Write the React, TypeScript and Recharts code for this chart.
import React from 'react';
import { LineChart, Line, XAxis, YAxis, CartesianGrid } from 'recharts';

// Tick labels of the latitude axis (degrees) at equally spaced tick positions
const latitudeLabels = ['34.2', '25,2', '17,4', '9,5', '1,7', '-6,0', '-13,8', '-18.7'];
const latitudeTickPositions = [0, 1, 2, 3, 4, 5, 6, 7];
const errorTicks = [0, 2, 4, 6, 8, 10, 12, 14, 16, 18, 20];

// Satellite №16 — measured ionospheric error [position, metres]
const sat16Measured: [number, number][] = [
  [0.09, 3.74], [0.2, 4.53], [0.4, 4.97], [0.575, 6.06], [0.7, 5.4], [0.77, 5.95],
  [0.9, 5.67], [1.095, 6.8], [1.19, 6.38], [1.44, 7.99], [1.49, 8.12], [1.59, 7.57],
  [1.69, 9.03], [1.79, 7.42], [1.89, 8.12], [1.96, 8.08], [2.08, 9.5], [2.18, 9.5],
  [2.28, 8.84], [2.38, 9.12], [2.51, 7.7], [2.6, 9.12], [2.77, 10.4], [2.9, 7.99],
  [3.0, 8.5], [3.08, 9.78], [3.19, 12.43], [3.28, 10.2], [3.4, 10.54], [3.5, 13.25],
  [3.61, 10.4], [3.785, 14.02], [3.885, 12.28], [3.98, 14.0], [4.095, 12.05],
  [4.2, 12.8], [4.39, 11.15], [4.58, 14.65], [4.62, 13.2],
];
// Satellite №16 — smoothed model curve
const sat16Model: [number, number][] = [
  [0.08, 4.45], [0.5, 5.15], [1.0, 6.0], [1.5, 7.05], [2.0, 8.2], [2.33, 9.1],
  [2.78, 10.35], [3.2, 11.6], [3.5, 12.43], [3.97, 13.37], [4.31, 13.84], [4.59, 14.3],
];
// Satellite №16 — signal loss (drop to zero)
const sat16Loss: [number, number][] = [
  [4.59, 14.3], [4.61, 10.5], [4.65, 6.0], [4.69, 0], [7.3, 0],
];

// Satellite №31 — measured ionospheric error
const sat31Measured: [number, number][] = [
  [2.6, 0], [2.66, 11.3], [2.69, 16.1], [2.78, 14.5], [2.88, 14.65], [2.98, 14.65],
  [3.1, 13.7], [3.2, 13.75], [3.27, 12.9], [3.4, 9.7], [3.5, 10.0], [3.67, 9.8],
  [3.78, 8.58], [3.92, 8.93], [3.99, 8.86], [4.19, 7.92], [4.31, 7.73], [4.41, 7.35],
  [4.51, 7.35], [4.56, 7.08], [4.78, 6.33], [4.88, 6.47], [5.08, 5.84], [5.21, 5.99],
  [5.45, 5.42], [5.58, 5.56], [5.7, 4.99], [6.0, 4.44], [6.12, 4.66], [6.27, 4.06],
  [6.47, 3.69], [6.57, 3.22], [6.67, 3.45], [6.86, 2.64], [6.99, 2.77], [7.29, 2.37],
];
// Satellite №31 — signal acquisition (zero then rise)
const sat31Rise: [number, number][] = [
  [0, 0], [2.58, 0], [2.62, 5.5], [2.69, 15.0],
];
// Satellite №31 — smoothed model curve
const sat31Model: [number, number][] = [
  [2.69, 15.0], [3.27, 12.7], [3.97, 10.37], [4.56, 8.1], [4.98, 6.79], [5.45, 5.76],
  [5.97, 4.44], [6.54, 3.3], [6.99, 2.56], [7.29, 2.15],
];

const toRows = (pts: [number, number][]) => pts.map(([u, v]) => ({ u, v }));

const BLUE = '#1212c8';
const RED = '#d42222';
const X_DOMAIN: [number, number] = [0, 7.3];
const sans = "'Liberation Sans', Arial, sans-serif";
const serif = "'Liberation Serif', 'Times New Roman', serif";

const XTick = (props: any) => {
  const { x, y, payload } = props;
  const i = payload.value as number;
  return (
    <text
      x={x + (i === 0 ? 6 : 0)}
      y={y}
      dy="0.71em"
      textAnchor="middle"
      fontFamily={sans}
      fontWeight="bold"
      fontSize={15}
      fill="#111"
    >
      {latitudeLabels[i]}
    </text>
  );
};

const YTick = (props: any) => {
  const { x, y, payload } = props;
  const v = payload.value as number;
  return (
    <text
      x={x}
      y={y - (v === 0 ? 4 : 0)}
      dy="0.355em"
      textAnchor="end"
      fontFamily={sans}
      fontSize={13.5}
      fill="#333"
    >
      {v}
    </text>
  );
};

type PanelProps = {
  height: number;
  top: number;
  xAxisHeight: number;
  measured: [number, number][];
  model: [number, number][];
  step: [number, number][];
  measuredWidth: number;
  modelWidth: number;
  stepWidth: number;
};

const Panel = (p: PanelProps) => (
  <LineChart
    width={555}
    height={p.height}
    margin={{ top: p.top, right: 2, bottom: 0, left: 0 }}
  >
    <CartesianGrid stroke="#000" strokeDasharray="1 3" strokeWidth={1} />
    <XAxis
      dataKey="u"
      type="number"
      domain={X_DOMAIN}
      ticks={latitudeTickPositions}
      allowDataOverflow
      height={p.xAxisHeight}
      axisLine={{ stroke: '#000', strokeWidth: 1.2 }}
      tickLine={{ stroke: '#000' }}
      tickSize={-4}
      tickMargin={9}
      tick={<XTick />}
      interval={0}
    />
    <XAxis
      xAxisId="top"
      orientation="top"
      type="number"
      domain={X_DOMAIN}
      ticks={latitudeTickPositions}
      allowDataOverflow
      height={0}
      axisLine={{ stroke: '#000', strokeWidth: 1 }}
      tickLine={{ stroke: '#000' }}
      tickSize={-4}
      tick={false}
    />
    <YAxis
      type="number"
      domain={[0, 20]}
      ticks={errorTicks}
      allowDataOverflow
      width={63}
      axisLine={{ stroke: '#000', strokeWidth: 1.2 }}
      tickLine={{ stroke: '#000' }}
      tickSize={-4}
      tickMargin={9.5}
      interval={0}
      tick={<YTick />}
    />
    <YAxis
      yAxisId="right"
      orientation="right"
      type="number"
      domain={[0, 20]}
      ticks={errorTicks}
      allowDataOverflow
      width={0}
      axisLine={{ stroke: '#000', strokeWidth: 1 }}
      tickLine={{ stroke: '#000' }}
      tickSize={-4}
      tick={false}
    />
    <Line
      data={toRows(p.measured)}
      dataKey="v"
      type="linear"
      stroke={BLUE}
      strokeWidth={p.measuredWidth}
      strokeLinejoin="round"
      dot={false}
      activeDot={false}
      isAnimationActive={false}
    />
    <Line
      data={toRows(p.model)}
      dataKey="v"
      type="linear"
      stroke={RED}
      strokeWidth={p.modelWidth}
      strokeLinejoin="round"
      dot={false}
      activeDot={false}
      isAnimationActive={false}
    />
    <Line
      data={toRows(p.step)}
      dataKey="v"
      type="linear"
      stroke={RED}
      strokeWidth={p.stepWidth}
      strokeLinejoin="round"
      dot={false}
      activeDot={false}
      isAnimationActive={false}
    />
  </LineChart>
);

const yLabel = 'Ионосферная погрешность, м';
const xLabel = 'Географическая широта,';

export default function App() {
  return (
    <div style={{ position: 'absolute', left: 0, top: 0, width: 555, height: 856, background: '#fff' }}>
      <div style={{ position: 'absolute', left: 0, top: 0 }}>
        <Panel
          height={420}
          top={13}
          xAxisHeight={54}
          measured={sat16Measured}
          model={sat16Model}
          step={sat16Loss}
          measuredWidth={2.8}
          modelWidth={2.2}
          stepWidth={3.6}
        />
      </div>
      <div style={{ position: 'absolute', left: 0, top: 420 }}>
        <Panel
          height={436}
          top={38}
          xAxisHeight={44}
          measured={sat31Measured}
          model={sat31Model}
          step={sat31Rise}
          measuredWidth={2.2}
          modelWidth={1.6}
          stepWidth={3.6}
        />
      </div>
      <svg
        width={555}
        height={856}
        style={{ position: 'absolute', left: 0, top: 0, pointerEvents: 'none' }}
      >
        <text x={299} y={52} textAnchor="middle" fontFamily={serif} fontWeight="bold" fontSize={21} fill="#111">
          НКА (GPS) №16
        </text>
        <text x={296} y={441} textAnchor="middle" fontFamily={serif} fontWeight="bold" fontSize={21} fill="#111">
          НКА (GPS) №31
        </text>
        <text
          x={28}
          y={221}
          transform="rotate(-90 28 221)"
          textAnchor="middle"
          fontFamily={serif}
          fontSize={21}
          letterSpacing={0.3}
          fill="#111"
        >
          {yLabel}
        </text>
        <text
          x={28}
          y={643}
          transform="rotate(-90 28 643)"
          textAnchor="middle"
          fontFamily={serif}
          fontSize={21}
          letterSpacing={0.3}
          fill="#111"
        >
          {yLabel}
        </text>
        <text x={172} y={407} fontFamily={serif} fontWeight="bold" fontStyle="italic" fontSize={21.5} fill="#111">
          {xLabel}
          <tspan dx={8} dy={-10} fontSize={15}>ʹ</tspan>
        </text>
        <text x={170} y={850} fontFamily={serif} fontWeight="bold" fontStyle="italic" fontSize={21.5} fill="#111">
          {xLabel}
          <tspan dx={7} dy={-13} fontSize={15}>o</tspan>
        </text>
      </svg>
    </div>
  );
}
* * *
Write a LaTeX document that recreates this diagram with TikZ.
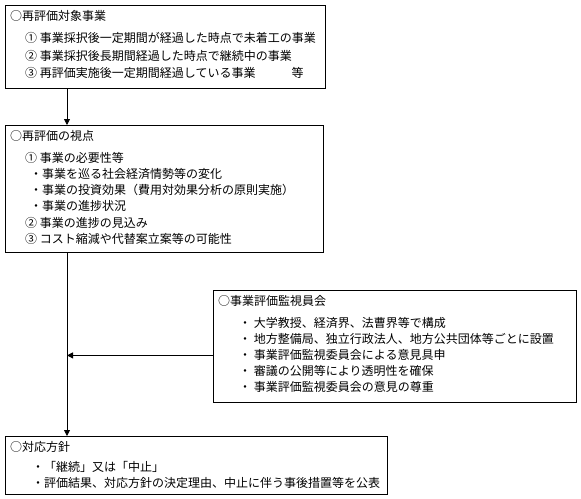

## DESCRIPTION OF THE TASK
Transcribe word for word the lines from the one holding "Write the React, TypeScript" through the one holding "16, 18, 20];". Include both, and add nothing.

## THE REPLY
Write the React, TypeScript and Recharts code for this chart.
import React from 'react';
import { LineChart, Line, XAxis, YAxis, CartesianGrid } from 'recharts';

// Tick labels of the latitude axis (degrees) at equally spaced tick positions
const latitudeLabels = ['34.2', '25,2', '17,4', '9,5', '1,7', '-6,0', '-13,8', '-18.7'];
const latitudeTickPositions = [0, 1, 2, 3, 4, 5, 6, 7];
const errorTicks = [0, 2, 4, 6, 8, 10, 12, 14, 16, 18, 20];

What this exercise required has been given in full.